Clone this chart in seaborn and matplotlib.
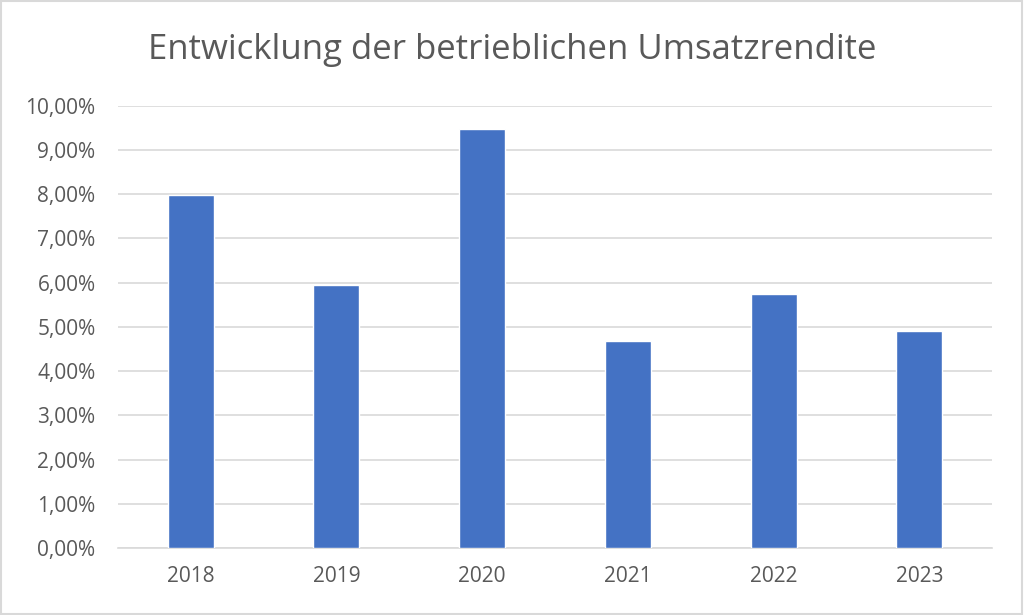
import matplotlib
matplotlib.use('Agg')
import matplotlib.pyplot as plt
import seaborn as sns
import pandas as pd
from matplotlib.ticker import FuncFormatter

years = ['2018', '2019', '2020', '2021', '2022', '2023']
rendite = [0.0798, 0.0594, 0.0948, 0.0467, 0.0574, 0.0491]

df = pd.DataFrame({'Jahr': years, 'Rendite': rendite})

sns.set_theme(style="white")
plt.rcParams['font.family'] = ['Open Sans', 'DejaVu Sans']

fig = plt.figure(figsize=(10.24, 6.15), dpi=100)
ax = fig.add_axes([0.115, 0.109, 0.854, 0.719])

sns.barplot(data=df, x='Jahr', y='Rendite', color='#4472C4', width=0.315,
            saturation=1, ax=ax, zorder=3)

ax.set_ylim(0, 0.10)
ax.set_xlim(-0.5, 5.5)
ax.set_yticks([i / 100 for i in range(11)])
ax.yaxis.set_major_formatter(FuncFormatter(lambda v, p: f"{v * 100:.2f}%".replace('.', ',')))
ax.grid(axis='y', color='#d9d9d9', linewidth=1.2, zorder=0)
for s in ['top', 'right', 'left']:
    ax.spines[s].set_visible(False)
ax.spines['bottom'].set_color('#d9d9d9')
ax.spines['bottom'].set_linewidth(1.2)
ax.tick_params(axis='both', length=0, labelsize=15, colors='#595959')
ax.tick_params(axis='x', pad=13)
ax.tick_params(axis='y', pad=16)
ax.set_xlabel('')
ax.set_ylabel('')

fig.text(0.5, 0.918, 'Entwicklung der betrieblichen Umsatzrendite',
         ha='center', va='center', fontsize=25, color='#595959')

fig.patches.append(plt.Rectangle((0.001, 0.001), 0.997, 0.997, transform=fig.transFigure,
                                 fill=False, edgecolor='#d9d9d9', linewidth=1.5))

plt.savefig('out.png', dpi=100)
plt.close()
▬▬▬▬▬▬▬▬▬▬
> SHORT TASK
What is the number of lines in the data holding the word "seaborn"? Reply with that number only.

> WRITTEN SOLUTION
2